- _Task_: Take the lines of the data below from the very first through the line containing "import plotly.graph_objects as go" and output them exactly, pictures excluded.

═══

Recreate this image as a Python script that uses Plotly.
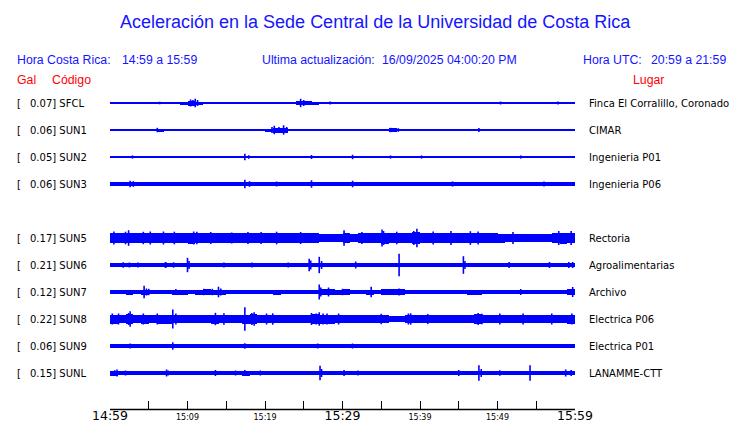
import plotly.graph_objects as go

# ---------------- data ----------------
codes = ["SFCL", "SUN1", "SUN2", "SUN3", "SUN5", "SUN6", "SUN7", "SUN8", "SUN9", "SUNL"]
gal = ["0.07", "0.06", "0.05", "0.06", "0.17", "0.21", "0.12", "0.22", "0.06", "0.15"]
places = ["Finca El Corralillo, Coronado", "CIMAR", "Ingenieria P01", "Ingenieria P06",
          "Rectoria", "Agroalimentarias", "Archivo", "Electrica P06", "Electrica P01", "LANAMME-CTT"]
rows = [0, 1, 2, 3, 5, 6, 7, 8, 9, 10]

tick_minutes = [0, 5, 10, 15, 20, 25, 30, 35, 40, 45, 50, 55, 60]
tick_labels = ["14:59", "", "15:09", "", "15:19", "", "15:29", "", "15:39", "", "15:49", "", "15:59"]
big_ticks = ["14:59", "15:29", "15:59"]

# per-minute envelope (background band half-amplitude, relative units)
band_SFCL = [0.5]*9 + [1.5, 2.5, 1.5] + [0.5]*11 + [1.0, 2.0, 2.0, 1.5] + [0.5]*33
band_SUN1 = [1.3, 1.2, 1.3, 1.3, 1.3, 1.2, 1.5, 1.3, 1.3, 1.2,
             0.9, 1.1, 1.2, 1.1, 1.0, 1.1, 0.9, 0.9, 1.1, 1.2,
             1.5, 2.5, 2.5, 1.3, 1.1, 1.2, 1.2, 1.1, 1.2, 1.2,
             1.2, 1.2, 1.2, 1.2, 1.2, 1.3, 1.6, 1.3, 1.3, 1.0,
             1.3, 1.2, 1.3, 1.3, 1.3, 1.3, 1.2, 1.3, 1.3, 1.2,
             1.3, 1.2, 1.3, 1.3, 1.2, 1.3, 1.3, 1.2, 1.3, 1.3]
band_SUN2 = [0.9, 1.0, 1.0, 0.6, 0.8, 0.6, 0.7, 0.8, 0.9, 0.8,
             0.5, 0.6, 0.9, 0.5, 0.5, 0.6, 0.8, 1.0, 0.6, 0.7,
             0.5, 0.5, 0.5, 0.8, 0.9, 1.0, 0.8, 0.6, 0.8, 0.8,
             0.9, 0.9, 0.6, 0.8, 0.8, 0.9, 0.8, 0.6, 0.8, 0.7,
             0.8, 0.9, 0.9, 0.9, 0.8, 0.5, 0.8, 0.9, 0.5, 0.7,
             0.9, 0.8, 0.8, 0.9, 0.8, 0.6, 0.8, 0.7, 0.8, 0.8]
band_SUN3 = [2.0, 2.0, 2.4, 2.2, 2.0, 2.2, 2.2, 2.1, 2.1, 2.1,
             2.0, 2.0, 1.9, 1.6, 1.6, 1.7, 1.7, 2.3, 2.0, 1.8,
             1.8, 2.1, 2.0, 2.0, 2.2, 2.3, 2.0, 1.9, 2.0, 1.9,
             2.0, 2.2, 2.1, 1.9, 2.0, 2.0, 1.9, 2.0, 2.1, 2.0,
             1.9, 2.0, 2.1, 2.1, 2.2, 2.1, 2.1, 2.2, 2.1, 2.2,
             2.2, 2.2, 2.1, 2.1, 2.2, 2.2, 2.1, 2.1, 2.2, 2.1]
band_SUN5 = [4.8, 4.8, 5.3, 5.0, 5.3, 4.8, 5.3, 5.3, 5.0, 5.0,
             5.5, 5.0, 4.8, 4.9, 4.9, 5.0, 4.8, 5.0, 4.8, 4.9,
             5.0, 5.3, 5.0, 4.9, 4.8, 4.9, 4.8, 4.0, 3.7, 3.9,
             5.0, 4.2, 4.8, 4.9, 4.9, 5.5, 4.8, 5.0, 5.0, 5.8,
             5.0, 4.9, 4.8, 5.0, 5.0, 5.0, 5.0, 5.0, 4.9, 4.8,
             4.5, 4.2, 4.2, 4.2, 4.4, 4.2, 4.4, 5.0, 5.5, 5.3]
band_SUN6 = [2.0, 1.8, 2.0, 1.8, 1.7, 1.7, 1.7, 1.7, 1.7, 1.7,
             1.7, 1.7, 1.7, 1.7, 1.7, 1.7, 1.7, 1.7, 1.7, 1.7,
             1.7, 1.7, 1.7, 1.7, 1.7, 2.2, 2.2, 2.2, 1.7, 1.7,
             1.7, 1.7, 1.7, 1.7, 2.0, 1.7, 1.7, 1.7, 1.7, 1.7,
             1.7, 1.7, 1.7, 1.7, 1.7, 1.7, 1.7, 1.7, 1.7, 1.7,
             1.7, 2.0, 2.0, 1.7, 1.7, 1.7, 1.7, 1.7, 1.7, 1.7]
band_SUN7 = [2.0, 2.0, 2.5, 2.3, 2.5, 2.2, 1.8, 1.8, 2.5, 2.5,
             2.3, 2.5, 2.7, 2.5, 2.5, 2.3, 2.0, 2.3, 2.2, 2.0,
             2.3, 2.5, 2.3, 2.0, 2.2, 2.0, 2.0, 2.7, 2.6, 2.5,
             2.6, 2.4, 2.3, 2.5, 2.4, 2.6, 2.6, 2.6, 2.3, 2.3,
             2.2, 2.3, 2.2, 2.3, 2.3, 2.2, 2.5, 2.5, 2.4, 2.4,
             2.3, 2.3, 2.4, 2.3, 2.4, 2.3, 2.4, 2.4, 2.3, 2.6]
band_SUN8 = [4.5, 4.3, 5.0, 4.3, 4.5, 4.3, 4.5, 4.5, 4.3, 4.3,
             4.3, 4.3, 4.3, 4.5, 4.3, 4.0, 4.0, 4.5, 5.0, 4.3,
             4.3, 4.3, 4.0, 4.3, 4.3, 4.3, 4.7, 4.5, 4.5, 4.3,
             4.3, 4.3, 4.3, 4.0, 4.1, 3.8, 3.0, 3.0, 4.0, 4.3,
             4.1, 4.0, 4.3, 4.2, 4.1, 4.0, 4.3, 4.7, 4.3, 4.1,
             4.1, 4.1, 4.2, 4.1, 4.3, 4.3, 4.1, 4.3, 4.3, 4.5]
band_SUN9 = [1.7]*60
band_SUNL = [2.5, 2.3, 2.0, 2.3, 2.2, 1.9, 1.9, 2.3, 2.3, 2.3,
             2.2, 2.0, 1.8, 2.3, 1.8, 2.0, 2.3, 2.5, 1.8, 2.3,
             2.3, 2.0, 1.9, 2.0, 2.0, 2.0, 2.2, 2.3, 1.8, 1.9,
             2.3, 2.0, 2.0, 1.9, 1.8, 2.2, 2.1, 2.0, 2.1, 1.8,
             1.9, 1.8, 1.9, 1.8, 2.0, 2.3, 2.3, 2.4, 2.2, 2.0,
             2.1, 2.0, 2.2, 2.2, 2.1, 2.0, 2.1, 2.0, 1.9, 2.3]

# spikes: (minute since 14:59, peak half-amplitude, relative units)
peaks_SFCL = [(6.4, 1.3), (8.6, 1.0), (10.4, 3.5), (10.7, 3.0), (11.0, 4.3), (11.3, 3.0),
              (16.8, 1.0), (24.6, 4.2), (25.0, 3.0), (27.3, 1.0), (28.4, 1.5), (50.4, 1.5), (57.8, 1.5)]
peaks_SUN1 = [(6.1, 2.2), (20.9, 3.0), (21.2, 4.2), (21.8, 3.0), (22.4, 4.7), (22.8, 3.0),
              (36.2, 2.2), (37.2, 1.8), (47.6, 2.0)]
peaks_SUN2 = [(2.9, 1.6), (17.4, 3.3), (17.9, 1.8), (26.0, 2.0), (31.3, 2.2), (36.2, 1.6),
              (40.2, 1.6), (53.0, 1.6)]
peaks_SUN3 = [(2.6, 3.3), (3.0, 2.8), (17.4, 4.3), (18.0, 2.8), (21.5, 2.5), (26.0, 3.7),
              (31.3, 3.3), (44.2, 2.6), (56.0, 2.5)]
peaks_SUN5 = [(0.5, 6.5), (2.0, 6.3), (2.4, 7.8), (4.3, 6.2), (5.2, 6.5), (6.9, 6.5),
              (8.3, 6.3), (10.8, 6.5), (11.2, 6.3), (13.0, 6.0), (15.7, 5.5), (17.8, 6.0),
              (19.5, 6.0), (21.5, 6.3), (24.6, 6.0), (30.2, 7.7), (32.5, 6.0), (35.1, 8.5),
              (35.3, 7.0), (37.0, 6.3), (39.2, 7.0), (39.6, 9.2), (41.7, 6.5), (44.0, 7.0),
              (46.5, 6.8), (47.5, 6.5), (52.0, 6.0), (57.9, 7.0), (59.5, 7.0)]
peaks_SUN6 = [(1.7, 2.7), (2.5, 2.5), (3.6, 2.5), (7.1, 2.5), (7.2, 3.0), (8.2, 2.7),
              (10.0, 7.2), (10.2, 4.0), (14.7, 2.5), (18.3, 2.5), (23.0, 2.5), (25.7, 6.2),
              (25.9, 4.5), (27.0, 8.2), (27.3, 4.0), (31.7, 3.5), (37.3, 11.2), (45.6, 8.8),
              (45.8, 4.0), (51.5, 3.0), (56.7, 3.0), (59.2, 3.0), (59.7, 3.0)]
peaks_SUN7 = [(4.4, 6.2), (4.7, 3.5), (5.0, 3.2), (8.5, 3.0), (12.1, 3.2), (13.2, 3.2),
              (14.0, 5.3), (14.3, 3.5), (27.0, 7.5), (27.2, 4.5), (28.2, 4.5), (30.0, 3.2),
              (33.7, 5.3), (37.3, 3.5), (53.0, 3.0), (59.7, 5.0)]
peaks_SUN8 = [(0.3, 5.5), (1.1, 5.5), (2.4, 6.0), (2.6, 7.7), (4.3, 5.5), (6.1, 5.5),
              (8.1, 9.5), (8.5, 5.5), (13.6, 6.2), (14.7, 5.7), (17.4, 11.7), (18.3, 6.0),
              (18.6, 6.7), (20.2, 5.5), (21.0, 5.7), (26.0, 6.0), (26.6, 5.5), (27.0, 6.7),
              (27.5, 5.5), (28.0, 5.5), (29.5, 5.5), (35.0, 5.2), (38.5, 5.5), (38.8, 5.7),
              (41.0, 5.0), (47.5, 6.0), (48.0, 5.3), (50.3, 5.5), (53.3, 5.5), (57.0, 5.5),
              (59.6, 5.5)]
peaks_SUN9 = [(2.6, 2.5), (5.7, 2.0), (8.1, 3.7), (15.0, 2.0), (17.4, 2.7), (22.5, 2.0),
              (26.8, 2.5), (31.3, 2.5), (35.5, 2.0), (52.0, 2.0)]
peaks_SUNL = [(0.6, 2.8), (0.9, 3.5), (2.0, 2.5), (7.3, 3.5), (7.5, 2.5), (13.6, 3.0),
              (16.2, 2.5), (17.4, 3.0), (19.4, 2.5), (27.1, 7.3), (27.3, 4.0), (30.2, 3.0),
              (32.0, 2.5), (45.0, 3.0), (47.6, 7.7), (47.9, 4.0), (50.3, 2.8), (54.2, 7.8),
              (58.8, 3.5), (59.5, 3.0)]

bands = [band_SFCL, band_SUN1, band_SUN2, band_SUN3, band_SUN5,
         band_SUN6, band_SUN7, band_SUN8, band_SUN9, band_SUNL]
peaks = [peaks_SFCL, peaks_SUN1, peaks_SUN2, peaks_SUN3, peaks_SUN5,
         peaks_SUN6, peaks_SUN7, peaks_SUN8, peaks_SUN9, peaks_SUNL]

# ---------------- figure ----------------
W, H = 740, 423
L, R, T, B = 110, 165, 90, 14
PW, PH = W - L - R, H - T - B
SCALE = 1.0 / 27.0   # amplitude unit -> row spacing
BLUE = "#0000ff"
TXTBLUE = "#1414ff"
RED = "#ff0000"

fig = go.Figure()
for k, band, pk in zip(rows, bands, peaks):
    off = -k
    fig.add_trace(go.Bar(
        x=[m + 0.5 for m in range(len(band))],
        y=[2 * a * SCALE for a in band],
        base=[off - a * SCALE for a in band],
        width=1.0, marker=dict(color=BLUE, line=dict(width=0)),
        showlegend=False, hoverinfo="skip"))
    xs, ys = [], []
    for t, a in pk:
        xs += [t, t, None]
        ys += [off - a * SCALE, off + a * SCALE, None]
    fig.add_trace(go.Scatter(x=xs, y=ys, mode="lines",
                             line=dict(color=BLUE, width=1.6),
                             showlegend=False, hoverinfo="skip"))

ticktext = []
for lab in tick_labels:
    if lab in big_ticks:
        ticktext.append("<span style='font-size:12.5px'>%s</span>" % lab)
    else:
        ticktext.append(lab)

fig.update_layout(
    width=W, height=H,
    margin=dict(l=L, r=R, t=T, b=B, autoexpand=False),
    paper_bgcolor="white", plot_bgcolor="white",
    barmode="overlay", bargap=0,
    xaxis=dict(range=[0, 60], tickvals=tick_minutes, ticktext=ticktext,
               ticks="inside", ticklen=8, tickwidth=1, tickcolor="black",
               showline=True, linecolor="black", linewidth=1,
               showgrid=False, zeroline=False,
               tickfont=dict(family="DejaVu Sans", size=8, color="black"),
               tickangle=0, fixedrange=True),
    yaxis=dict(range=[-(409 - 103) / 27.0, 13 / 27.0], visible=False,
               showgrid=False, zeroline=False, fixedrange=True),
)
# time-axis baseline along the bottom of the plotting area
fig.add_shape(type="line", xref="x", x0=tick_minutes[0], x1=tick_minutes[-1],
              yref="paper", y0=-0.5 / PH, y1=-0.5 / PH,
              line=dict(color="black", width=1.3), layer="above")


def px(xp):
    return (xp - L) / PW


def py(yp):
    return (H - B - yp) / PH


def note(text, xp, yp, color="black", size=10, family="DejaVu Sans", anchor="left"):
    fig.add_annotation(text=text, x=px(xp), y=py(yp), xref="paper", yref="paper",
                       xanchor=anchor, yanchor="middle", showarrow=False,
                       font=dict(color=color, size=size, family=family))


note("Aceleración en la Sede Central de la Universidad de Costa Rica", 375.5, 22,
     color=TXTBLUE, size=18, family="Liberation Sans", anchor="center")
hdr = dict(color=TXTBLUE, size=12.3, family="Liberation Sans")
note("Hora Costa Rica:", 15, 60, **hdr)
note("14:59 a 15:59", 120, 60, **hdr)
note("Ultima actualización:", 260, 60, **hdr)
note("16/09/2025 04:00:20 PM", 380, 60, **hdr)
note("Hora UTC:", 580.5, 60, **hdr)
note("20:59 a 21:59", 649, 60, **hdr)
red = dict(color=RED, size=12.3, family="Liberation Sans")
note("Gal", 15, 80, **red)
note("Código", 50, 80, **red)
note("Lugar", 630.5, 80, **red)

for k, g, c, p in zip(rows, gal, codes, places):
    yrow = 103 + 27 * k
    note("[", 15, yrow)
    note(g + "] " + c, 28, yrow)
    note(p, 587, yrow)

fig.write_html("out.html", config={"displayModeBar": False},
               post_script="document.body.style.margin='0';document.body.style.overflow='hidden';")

═══

- _Worked solution_:
Recreate this image as a Python script that uses Plotly.
import plotly.graph_objects as go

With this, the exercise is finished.